La mise en résidence surveillée de Quoc est un signe de l'extrême sensibilité des autorités communistes de Hanoï aux critiques des accords frontaliers signés au cours de l'année 2000 par les deux voisins idéologiques, ont indiqué à l'AFP des diplomates en poste dans la capitale vietnamienne. Le Vietnam et la Chine ont ratifié au cours de l'an 2000 un traité sur la délimitation de leur frontière terrestre commune et signé une "déclaration conjointe" sur la délimitation du golfe du Tonkin, destinés à mettre fin au contentieux frontalier issus de la brêve mais sanglante guerre frontalière sino-vietnamienne de 1979.

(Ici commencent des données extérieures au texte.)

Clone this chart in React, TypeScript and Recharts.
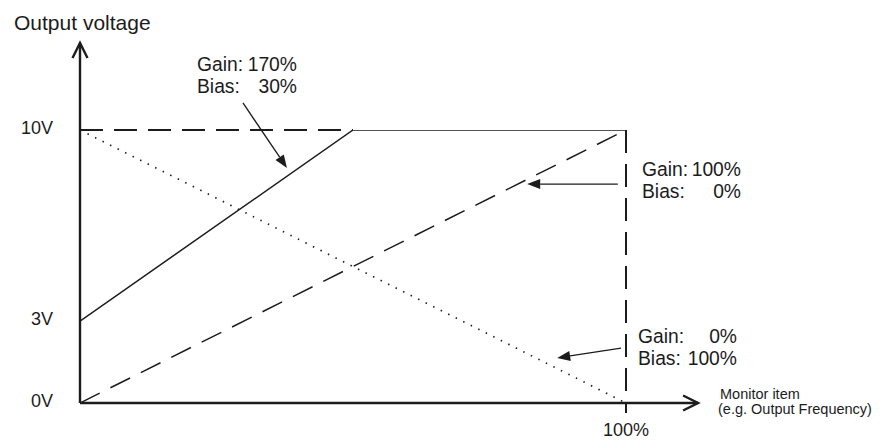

"Il est faux de prétendre que M. Quoc a été arrêté pour avoir critiqué des concessions vietnamiennes (lors d'accords frontaliers) qui ont été établis sur la base de l'égalité et du bénéfice mutuel", a affirmé le porte-parole du ministère. Mais un diplomate asiatique a noté que des concessions territoriales de Hanoï à la Chine ont entrainé au cours de l'année écoulée de fortes critiques des nationalistes au sein des forces armées vietnamiennes ainsi que de la part d'anciens responsables du Parti communiste vietnamien (PCV) devenus critiques sur le régime.

Selon ce diplomate, la Chine s'est vu accorder par Hanoï dans ces accords la majorité des zones frontalières contestées dans le nord du Vietnam qui avait été envahi par les troupes chinoises lors du conflit, dont des terres agricoles très fertiles. Le Vietnam a également reconnu la souveraineté chinoise sur 47% du golfe du Tonkin, alors que Pékin n'en contrôlait auparavant que 38% aux termes d'un accord signé en 1885 entre la Chine et la France, dont le Vietnam était une colonie, a-t-il ajouté.

La grogne contre ces "traités inégaux", dont les détails n'ont été rendus publics ni par Hanoï ni par Pékin, a également été l'un des facteurs de la mise à l'écart l'année dernière du secrétaire général du parti communiste vietnamien, le général Le Kha Phieu, qui avait supervisé les négociations avec Pékin, a encore affirmé ce diplomate. Le porte-parole du ministère des Affaires étrangères a affirmé de son côté que les accords frontaliers "ont marqué une étape importante dans la construction d'un environnement régional stable permettant aux deux pays de se consacrer à leur développement économique et social".

Après son interpellation, le dissident Bui Minh Quoc avait été interrogé pendant trois jours par des policiers qui lui avaient confisqué plus de trois cents documents, dont des textes et des photos, qualifiés de "réactionnaires" par les autorités, selon RSF.

Agence France Presse, le 24 Janvier 2002.